[JOB] Gather the lines from the material that contain "matplotlib".
━━ SUPPLIED DATA ━━
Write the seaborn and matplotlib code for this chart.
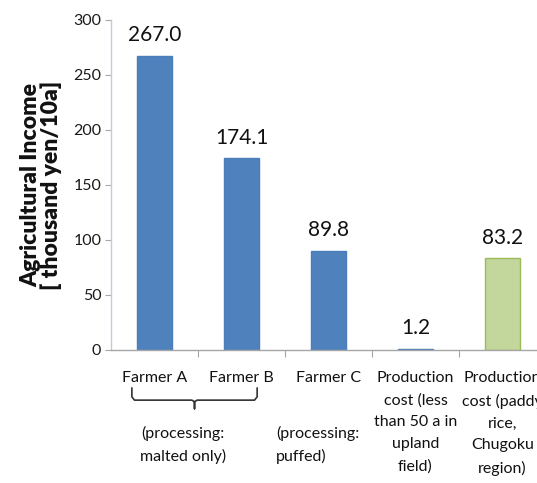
import matplotlib
matplotlib.use("Agg")
import matplotlib.pyplot as plt
import seaborn as sns
import pandas as pd

categories = [
    "Farmer A",
    "Farmer B",
    "Farmer C",
    "Production\ncost (less\nthan 50 a in\nupland\nfield)",
    "Production\ncost (paddy\nrice,\nChugoku\nregion)",
]
income = [267.0, 174.1, 89.8, 1.2, 83.2]
bar_colors = ["#4F81BD", "#4F81BD", "#4F81BD", "#4F81BD", "#C3D69B"]
edge_colors = ["#4A7EBB", "#4A7EBB", "#4A7EBB", "#4A7EBB", "#9BBB59"]
y_ticks = [0, 50, 100, 150, 200, 250, 300]

sns.set_theme(style="white")
plt.rcParams["font.family"] = ["Lato", "DejaVu Sans"]

df = pd.DataFrame({"category": categories, "income": income})

fig = plt.figure(figsize=(5.37, 4.83), dpi=100)
ax = fig.add_axes([0.2067, 0.2754, 0.81, 0.6832])

sns.barplot(data=df, x="category", y="income", hue="category",
            palette=bar_colors, width=0.4, legend=False, ax=ax,
            saturation=1, linewidth=1.0)
for patch, ec in zip(ax.patches, edge_colors):
    patch.set_edgecolor(ec)

ax.set_xlim(-0.5, len(categories) - 0.5)
ax.set_ylim(0, 300)
ax.set_yticks(y_ticks)
ax.set_yticklabels([str(t) for t in y_ticks], fontsize=11.5, color="#1a1a1a")

# value labels above bars
for i, v in enumerate(income):
    ax.annotate(f"{v:.1f}", xy=(i, v), xytext=(0, 15), textcoords="offset points",
                ha="center", va="center", fontsize=15, color="#111111")

# category labels
ax.set_xticks(range(len(categories)))
ax.set_xticklabels(categories, fontsize=11.5, color="#111111", linespacing=1.72,
                   va="top")
ax.tick_params(axis="x", length=0, pad=15)
ax.tick_params(axis="y", left=True, length=4, width=0.8, color="#A6A6A6", pad=3)

# minor ticks at the category boundaries
ax.set_xticks([i + 0.5 for i in range(len(categories) - 1)], minor=True)
ax.tick_params(axis="x", which="minor", bottom=True, length=5, width=0.8,
               color="#A6A6A6")

for side in ("top", "right"):
    ax.spines[side].set_visible(False)
ax.spines["left"].set_color("#B9CDE5")
ax.spines["bottom"].set_color("#A6A6A6")
ax.spines["left"].set_linewidth(1.0)
ax.spines["bottom"].set_linewidth(1.0)

ax.set_xlabel("")
ax.set_ylabel("Agricultural Income\n[ thousand yen/10a]", fontsize=16.5,
              fontweight="heavy", color="#111111", linespacing=0.95, labelpad=8)

# bracket grouping Farmer A and Farmer B
trans = ax.get_xaxis_transform()
yb_top, yb_mid, yb_tip = -0.115, -0.152, -0.178
xl, xr, xc = -0.26, 1.18, 0.46
r = 0.03
bx = [xl, xl, xl + r, xc - r, xc, xc, xc, xc + r, xr - r, xr, xr]
by = [yb_top, yb_mid + 0.01, yb_mid, yb_mid, yb_mid - 0.005, yb_tip, yb_mid - 0.005,
      yb_mid, yb_mid, yb_mid + 0.01, yb_top]
ax.plot(bx, by, transform=trans, color="#333333", lw=1.2, clip_on=False,
        solid_joinstyle="round", solid_capstyle="round")

ax.text(0.33, -0.288, "(processing:\nmalted only)", transform=trans,
        ha="center", va="center", fontsize=11.5, color="#111111", linespacing=1.62)
ax.text(1.4, -0.288, "(processing:\npuffed)", transform=trans,
        ha="left", va="center", fontsize=11.5, color="#111111", linespacing=1.62)

fig.savefig("out.png", dpi=100)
━━━
[SOLUTION TO THIS TASK]
Write the seaborn and matplotlib code for this chart.
import matplotlib
matplotlib.use("Agg")
import matplotlib.pyplot as plt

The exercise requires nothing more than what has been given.